Last Friday I attended a meeting of the Central Valley Flood Protection Board. The Board unanimously approved a plan that has received both national and local coverage. The plan will dramatically reshape property rights in California’s Central Valley.
In 2007, Governor Schwarzenegger signed Senate Bill 5. The bill expanded the Central Valley Flood Protection Board’s power and required the Department of Water Resources to conduct planning to expand flood protection in the Sacramento-San Joaquin Valley. DWR researched the plan for two years and released the plan in December 2011.
The public only had six months to comment and review the 162-page draft. Although the agency intentionally left the document vague the department included enough provisions to scare supporters of property rights and limited government.
The plan will affect a 250-mile stretch of the valley from north of Chico to North of Fresno. Here is a sampling of the provisions:
1) Local agencies will be able to release floodwaters onto “over” 35-40,000 acres
2) “Over” 10,000 acres of agricultural lands will be converted to habitat restoration.
3) The Board plans to acquire easements to prevent development on land in other rural areas, which the California Farm Bureau estimates will affect between 160,000 and 230,000 acres.
4) The plan will restrict growth in rural communities that do not reach the 200 year level of flood protection.
5) Communities will have to expand levees or bypasses and/or flood-proof homes before approving permits for home renovations.
6) Communities with more than 10,000 residents will be forced to achieve 200-year flood protection– double the federal standard– in order to approve new developments.
7) Local governments must alter their general plans to match the state-wide plan by July 1, 2014. Municipalities will also be required to amend zoning ordinances by July 1, 2015.
8) The plan will impose a number of measures that place fish and other species ahead of economic interests.
9) Farmers may face liability for activities near areas set aside for habitat restoration.
The provisions force rural communities to make sacrifices to benefit urban areas. Governments will be forced to:
1) Restrict development
2) Seize property from landowners (and be liable for any resulting litigation)
3) Lose revenue from agricultural land taken out of production.
4) Make an estimated $1 Billion contribution to flood control projects. (Although the state has promised some compensation, in an era of increasing budget deficits it is hard to trust this promise).
State officials have estimated that all of these improvements will cost taxpayers $17 billion. Jeffrey Mount, a geology professor at UC Davis who founded the Center for Watershed Sciences — and is actively involved in conservation efforts — estimates that even this figure may underestimate the cost.
Although I did not attend previous meetings of the Board, I fully expected that these onerous provisions would cause much controversy at the confirmation vote. Not so. The meeting started with Department of Water Resources staff presentations. One board member, Emma Suarez, asked whether the staff had incorporated public comments into their assessments. One staff member noted the size of the reports and joked that she did not expect the members to have read them.

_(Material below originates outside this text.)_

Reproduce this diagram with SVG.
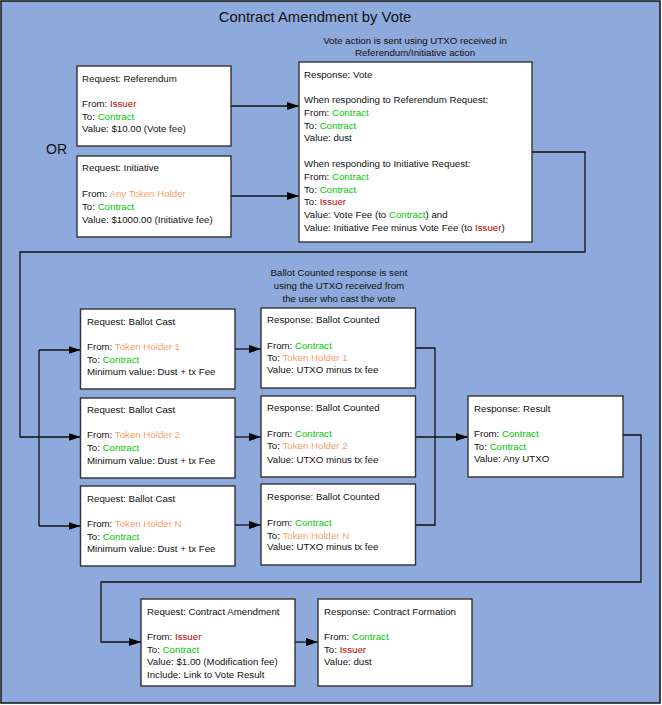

After the staff reports, representatives from Yolo County and the California Farm Bureau spoke during the public comment period. The Farm Bureau representative was thankful that an expansion of the Feather River Bypass was tabled for later discussion. Both parties expressed hope that public input would be solicited and incorporated in the Board’s future evaluations.
The public comments did not sway the board. Following the public comment period the board members made short speeches congratulating each other and the staff for the historic occasion. Finally, after a unanimous vote, the Board basked in a round of applause.
Although the Board and environmental activists are excited about these changes, it was an unfortunate day for Californians. During the next few years the Board will be spending billions of taxpayer dollars. Government agencies will seize property and restrict development throughout the Valley. The plan consolidates flood control in a state bureaucracy unaccountable to the citizens. Although the vote was certainly historic, I refused to clap.